TASK TO COMPLETE
Your task is to retype the lines from the opening of the material through the line that includes "(p4) at (879,196)". Do not copy the pictures.

Extracted data entries
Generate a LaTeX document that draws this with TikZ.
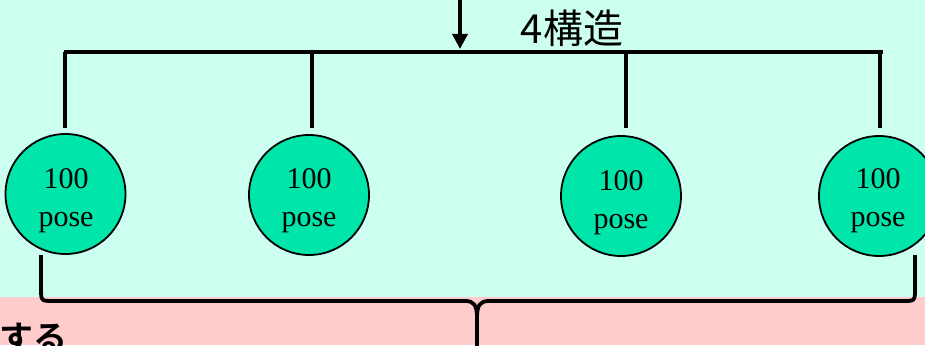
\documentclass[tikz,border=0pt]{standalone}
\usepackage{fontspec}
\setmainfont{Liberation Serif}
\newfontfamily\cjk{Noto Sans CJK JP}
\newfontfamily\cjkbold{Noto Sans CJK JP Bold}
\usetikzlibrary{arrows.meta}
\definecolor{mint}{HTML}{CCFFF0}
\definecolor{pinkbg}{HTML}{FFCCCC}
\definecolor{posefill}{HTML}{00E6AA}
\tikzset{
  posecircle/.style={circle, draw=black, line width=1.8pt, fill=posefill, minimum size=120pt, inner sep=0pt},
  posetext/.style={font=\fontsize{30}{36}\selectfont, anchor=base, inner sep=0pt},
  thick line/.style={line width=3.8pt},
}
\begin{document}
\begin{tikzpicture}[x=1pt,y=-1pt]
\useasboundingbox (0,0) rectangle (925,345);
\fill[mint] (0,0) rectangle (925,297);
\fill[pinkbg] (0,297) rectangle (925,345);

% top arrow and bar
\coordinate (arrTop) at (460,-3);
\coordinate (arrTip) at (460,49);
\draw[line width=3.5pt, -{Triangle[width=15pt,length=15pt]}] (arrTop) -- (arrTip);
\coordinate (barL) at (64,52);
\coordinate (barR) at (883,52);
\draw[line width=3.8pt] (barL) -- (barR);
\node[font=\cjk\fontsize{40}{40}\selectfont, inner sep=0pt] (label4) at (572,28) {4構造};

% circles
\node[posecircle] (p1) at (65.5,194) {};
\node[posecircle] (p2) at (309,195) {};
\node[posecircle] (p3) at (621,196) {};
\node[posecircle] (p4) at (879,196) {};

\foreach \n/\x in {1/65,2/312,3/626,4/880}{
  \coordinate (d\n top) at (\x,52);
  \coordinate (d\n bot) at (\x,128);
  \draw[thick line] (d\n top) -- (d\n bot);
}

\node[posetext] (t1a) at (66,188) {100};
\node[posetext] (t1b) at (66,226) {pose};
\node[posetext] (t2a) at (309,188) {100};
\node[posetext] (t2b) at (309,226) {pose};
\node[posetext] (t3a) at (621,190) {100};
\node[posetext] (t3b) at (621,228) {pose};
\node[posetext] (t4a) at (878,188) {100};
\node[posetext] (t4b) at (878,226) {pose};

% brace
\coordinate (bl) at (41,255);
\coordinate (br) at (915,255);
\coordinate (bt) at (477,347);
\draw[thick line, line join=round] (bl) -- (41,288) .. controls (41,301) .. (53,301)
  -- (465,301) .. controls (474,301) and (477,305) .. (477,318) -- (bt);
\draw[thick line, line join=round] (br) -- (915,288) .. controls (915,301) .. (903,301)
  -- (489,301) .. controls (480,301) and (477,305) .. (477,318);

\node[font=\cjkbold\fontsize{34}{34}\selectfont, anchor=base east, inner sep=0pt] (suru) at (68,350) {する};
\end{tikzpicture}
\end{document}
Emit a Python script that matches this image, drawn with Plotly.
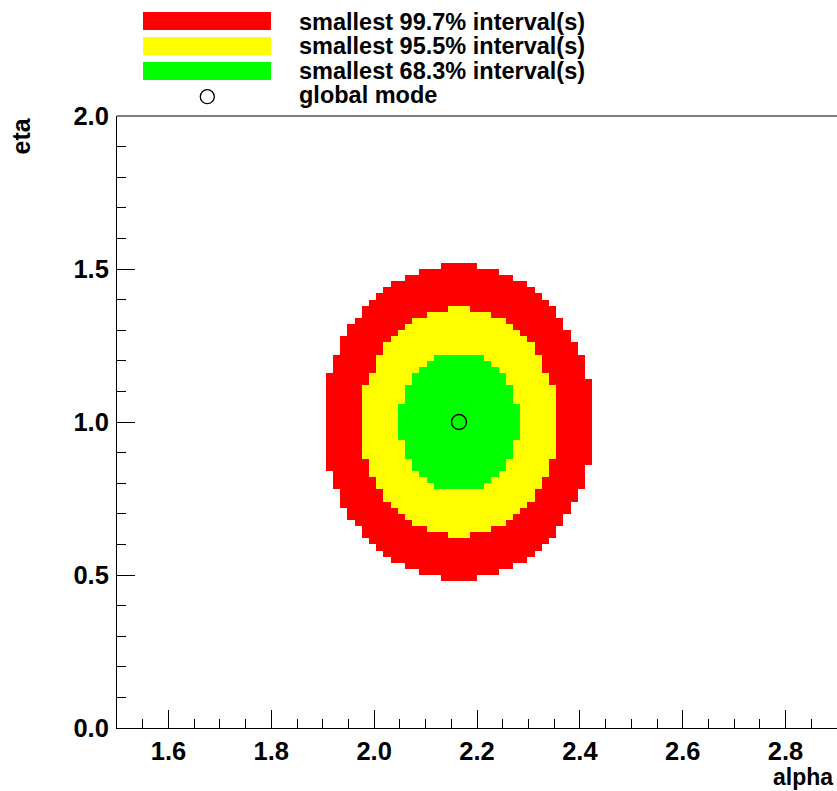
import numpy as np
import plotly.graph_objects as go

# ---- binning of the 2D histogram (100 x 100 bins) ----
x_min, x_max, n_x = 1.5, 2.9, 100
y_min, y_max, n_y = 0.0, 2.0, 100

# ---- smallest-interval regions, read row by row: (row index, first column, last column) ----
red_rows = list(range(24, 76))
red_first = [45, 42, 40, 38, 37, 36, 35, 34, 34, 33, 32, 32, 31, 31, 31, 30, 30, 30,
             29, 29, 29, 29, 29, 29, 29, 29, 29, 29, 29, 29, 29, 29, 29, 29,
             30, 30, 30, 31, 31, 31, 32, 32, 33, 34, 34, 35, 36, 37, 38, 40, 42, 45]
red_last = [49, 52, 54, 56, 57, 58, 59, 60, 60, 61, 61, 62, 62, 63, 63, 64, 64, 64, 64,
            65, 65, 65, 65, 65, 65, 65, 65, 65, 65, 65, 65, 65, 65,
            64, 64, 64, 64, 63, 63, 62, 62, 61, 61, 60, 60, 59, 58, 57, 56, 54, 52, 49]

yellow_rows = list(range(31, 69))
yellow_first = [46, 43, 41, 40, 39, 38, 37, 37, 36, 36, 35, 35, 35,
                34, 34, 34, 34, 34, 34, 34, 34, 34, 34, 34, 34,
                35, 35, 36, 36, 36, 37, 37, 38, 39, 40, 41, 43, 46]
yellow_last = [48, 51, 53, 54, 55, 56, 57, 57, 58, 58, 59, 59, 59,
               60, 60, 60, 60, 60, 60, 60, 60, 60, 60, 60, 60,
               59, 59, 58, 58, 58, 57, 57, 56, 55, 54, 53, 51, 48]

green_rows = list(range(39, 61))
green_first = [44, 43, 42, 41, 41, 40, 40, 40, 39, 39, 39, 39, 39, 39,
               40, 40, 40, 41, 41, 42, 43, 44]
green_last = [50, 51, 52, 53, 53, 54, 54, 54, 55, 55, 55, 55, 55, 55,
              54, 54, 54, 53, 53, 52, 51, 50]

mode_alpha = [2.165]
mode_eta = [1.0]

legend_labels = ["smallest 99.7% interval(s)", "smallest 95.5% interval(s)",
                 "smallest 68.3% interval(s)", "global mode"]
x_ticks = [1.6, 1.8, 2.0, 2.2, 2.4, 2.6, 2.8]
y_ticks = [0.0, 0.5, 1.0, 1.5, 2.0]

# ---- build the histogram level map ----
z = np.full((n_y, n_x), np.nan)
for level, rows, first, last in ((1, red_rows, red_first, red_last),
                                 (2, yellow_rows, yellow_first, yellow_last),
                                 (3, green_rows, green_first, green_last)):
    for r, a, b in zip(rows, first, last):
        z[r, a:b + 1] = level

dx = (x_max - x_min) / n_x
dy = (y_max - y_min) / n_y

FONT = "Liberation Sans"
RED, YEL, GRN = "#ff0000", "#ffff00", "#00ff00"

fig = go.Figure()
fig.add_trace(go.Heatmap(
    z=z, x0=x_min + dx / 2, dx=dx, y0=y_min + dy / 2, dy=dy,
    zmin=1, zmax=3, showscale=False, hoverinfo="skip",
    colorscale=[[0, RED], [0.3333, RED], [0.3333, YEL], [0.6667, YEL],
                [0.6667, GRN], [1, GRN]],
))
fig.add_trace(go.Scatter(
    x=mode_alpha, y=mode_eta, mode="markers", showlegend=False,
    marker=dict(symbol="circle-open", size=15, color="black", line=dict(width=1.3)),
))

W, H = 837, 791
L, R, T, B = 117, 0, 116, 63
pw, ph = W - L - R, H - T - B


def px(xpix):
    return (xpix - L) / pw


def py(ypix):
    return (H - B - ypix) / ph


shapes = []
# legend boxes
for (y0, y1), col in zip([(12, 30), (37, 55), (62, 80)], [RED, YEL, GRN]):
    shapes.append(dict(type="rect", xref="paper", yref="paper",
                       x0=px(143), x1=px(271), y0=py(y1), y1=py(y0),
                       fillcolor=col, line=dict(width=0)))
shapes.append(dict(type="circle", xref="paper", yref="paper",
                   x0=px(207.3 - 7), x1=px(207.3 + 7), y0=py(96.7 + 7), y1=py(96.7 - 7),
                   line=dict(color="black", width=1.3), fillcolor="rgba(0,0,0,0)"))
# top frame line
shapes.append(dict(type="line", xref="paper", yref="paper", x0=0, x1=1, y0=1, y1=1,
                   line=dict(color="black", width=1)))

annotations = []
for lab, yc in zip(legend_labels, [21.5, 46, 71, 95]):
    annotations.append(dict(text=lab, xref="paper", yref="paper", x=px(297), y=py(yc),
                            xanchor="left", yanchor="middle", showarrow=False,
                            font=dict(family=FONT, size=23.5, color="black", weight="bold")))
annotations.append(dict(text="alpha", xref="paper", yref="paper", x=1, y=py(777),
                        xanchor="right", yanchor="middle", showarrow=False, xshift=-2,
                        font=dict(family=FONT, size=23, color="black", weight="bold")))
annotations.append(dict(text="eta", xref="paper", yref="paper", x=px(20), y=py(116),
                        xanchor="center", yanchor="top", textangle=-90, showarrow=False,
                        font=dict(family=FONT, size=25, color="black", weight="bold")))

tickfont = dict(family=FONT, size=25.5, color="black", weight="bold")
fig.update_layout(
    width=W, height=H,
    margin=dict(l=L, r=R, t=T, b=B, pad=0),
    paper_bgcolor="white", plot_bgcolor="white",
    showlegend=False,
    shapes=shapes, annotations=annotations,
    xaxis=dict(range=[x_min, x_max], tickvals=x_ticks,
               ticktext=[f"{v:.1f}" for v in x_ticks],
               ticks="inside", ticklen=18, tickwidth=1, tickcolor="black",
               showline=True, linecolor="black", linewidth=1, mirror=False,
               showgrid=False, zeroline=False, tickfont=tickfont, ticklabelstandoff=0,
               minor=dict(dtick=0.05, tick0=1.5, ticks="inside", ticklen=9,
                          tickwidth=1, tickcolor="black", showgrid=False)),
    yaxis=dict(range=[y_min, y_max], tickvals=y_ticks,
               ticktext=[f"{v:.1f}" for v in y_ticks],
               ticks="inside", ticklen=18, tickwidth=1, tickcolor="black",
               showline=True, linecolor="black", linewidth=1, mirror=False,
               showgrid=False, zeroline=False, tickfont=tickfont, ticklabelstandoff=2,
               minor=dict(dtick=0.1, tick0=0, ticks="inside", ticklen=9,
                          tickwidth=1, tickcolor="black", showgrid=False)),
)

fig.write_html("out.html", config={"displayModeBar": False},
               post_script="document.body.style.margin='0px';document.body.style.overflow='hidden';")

WORKED ANSWER
Generate a LaTeX document that draws this with TikZ.
\documentclass[tikz,border=0pt]{standalone}
\usepackage{fontspec}
\setmainfont{Liberation Serif}
\newfontfamily\cjk{Noto Sans CJK JP}
\newfontfamily\cjkbold{Noto Sans CJK JP Bold}
\usetikzlibrary{arrows.meta}
\definecolor{mint}{HTML}{CCFFF0}
\definecolor{pinkbg}{HTML}{FFCCCC}
\definecolor{posefill}{HTML}{00E6AA}
\tikzset{
  posecircle/.style={circle, draw=black, line width=1.8pt, fill=posefill, minimum size=120pt, inner sep=0pt},
  posetext/.style={font=\fontsize{30}{36}\selectfont, anchor=base, inner sep=0pt},
  thick line/.style={line width=3.8pt},
}
\begin{document}
\begin{tikzpicture}[x=1pt,y=-1pt]
\useasboundingbox (0,0) rectangle (925,345);
\fill[mint] (0,0) rectangle (925,297);
\fill[pinkbg] (0,297) rectangle (925,345);

% top arrow and bar
\coordinate (arrTop) at (460,-3);
\coordinate (arrTip) at (460,49);
\draw[line width=3.5pt, -{Triangle[width=15pt,length=15pt]}] (arrTop) -- (arrTip);
\coordinate (barL) at (64,52);
\coordinate (barR) at (883,52);
\draw[line width=3.8pt] (barL) -- (barR);
\node[font=\cjk\fontsize{40}{40}\selectfont, inner sep=0pt] (label4) at (572,28) {4構造};

% circles
\node[posecircle] (p1) at (65.5,194) {};
\node[posecircle] (p2) at (309,195) {};
\node[posecircle] (p3) at (621,196) {};
\node[posecircle] (p4) at (879,196) {};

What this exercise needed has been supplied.